= Task objective =
Among the entries below, copy only the span from the line containing "Give me the TikZ source for this diagram." through the line containing "(0,0) rectangle (1120,940);". Do so exactly, and skip the pictures.

= Data lines =
"""
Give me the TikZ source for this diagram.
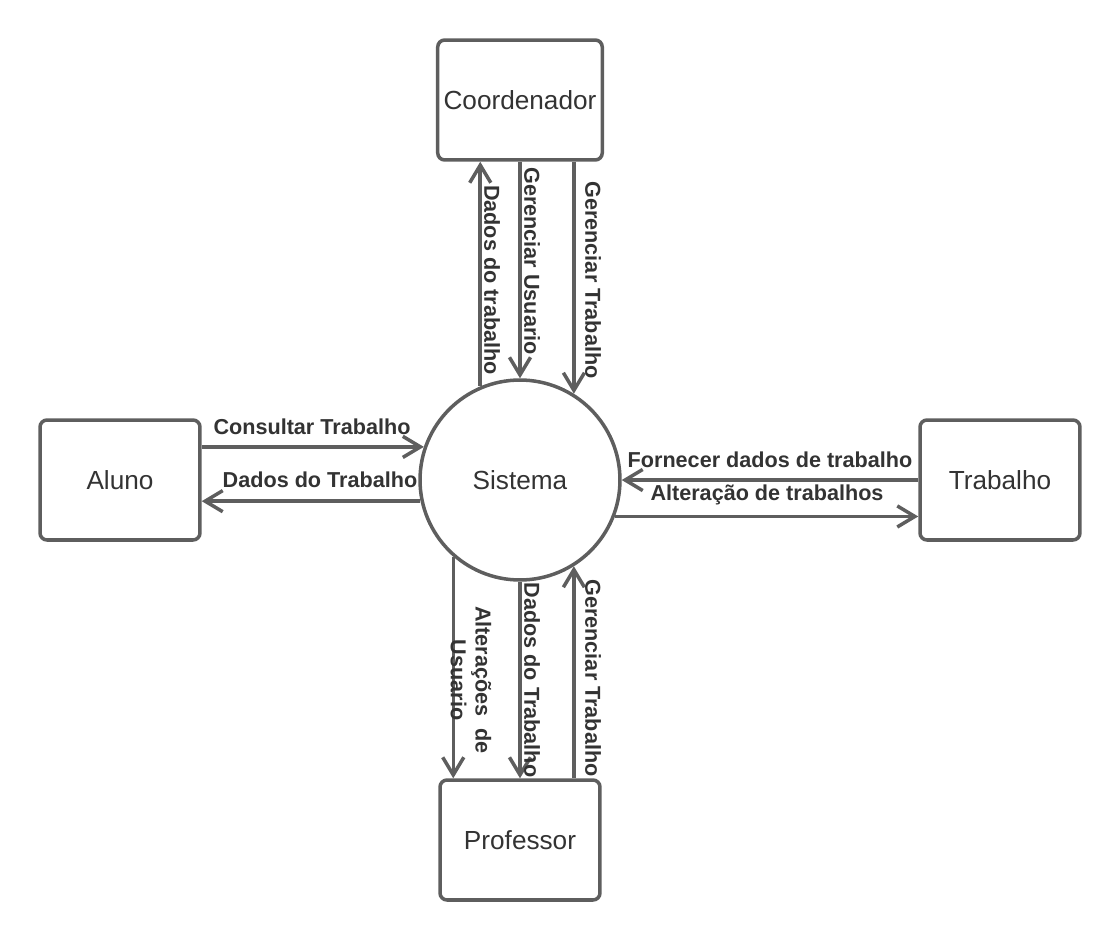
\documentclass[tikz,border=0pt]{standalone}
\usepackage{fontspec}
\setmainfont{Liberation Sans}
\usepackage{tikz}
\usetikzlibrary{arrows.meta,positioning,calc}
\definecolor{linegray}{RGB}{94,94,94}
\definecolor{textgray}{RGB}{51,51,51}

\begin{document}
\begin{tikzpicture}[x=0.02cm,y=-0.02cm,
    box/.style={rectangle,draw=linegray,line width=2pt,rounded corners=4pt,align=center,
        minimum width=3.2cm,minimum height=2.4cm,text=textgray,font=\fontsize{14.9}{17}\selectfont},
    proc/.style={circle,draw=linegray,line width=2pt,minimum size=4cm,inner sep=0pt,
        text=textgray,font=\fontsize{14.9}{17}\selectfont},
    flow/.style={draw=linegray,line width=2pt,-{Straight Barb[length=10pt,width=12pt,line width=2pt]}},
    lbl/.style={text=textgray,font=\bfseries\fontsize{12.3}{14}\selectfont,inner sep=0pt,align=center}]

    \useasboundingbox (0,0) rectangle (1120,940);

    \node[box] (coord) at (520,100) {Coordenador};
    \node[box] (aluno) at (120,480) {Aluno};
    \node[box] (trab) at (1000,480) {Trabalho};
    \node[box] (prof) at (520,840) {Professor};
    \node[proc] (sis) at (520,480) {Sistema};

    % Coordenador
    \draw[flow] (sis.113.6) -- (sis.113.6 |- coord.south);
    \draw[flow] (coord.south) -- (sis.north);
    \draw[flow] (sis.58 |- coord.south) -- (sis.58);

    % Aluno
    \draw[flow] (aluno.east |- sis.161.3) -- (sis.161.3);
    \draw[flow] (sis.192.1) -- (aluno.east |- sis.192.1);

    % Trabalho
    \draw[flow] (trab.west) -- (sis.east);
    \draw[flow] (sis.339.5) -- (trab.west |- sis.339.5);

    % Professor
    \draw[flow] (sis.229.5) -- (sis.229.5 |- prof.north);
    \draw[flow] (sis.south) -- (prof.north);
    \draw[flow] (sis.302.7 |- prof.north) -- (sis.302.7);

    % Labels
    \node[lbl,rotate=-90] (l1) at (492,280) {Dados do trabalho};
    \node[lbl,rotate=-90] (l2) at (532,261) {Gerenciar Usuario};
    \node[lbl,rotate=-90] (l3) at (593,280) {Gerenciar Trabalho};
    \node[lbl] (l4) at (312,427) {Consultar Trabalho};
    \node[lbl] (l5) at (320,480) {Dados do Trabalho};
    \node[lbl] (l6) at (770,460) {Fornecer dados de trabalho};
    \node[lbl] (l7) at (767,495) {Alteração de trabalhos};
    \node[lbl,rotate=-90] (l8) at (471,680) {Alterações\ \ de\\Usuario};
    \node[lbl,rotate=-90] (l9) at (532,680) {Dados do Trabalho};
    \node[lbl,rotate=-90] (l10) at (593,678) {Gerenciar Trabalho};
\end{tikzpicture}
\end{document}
"""
"""
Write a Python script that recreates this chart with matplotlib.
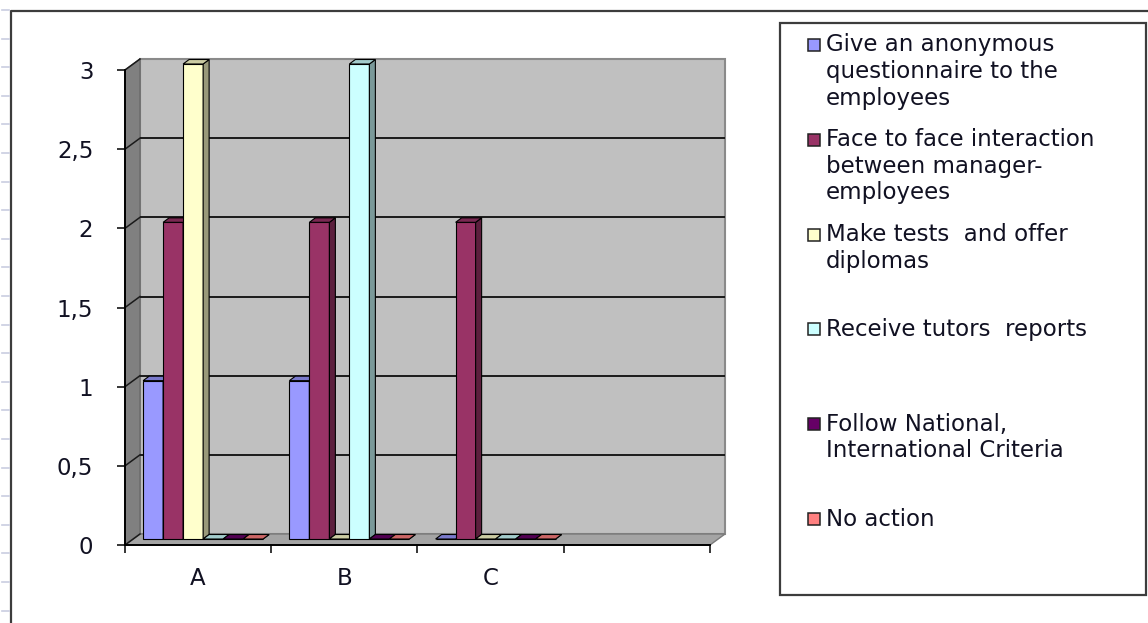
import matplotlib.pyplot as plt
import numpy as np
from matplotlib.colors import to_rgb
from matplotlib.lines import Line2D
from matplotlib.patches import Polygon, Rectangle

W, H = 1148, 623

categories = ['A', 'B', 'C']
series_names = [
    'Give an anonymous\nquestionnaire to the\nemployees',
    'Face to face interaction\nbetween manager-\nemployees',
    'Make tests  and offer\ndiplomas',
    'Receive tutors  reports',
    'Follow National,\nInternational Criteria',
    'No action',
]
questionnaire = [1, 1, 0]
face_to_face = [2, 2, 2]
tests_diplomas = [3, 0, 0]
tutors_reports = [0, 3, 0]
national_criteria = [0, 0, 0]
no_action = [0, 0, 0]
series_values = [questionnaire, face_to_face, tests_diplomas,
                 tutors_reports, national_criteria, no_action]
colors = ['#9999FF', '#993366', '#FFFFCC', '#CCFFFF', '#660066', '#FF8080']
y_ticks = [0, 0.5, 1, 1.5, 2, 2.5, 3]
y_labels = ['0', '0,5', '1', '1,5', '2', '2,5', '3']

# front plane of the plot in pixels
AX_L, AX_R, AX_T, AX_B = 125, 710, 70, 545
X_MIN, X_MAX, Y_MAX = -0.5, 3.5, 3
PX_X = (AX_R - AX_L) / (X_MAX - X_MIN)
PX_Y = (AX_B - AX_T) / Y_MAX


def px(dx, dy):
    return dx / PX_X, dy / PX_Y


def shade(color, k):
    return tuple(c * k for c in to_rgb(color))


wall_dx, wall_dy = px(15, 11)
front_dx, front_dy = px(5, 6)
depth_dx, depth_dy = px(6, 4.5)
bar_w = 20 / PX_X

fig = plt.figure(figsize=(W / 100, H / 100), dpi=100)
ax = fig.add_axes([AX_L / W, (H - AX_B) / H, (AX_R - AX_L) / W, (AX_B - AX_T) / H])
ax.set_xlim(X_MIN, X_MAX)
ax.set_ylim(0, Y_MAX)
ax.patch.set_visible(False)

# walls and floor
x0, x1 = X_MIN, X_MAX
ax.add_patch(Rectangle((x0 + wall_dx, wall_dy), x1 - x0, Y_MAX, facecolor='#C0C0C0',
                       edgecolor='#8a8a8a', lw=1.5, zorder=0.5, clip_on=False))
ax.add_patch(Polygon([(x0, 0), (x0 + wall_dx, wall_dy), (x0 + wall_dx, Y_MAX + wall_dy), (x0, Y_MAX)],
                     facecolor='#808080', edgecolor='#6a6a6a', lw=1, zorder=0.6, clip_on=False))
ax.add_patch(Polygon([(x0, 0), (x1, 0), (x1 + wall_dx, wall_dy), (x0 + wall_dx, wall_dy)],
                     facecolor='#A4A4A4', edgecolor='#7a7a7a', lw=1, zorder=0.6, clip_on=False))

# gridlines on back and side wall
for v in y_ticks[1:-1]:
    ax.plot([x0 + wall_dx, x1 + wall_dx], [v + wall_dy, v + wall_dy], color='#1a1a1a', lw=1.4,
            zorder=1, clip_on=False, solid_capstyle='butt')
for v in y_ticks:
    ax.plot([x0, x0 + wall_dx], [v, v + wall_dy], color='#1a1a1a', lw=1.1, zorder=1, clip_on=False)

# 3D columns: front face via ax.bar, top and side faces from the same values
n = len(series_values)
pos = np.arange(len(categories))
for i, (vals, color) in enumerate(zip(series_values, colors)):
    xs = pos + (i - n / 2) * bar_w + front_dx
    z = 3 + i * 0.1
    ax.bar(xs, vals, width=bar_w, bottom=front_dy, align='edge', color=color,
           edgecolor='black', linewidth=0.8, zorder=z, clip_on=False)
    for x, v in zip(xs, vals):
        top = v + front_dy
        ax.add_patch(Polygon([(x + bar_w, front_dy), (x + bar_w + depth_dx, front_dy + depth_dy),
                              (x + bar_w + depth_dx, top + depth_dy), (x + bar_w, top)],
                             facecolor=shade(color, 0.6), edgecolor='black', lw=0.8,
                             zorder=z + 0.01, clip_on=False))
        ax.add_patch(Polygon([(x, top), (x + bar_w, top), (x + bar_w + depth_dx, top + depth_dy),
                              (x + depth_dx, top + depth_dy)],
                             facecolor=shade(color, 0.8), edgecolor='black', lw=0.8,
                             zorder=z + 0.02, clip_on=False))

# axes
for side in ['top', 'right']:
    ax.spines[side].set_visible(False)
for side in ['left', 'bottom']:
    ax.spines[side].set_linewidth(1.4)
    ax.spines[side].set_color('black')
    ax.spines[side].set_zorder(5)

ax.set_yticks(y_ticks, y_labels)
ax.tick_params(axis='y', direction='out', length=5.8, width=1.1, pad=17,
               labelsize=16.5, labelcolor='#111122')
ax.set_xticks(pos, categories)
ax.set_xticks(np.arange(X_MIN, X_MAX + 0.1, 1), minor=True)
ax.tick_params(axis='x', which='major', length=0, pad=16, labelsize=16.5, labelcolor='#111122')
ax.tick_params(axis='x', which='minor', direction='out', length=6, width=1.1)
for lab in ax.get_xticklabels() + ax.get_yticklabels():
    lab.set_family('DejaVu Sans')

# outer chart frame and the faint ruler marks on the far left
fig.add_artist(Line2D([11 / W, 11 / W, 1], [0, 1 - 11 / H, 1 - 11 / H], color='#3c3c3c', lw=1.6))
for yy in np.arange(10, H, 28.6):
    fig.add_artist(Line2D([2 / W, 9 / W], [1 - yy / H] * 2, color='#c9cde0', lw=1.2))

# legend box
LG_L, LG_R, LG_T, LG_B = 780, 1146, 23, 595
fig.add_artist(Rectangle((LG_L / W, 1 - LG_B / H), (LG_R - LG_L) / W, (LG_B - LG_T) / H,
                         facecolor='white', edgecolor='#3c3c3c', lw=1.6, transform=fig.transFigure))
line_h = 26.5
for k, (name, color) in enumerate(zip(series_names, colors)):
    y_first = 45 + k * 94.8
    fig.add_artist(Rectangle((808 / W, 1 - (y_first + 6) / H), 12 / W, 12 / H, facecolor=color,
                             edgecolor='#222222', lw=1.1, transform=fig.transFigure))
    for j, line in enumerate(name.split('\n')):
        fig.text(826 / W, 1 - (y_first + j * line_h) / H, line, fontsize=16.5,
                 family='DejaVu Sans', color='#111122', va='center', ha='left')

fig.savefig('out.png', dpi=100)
"""
"""
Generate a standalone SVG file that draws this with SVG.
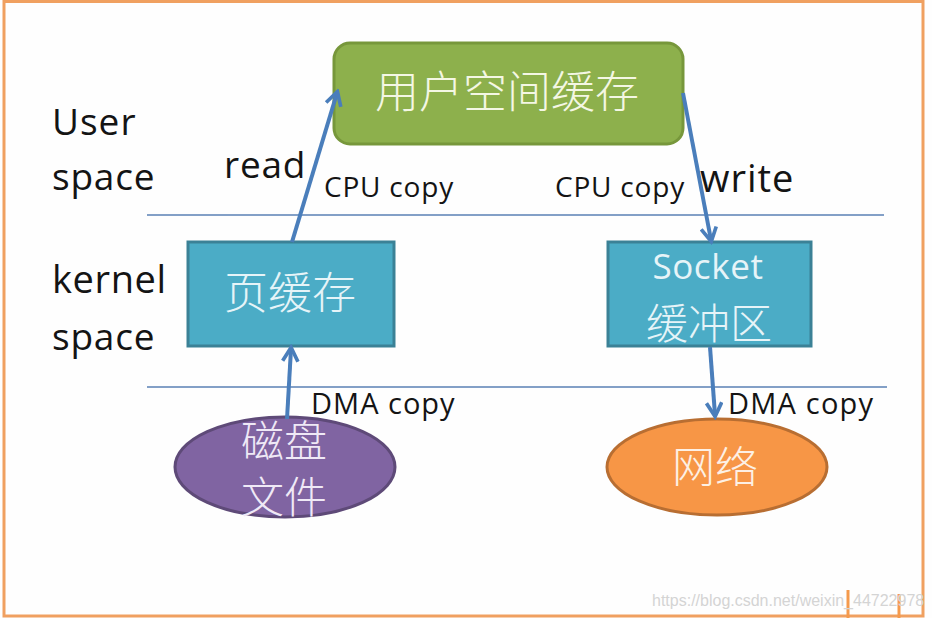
"""
= Problem solution =
Give me the TikZ source for this diagram.
\documentclass[tikz,border=0pt]{standalone}
\usepackage{fontspec}
\setmainfont{Liberation Sans}
\usepackage{tikz}
\usetikzlibrary{arrows.meta,positioning,calc}
\definecolor{linegray}{RGB}{94,94,94}
\definecolor{textgray}{RGB}{51,51,51}

\begin{document}
\begin{tikzpicture}[x=0.02cm,y=-0.02cm,
    box/.style={rectangle,draw=linegray,line width=2pt,rounded corners=4pt,align=center,
        minimum width=3.2cm,minimum height=2.4cm,text=textgray,font=\fontsize{14.9}{17}\selectfont},
    proc/.style={circle,draw=linegray,line width=2pt,minimum size=4cm,inner sep=0pt,
        text=textgray,font=\fontsize{14.9}{17}\selectfont},
    flow/.style={draw=linegray,line width=2pt,-{Straight Barb[length=10pt,width=12pt,line width=2pt]}},
    lbl/.style={text=textgray,font=\bfseries\fontsize{12.3}{14}\selectfont,inner sep=0pt,align=center}]

    \useasboundingbox (0,0) rectangle (1120,940);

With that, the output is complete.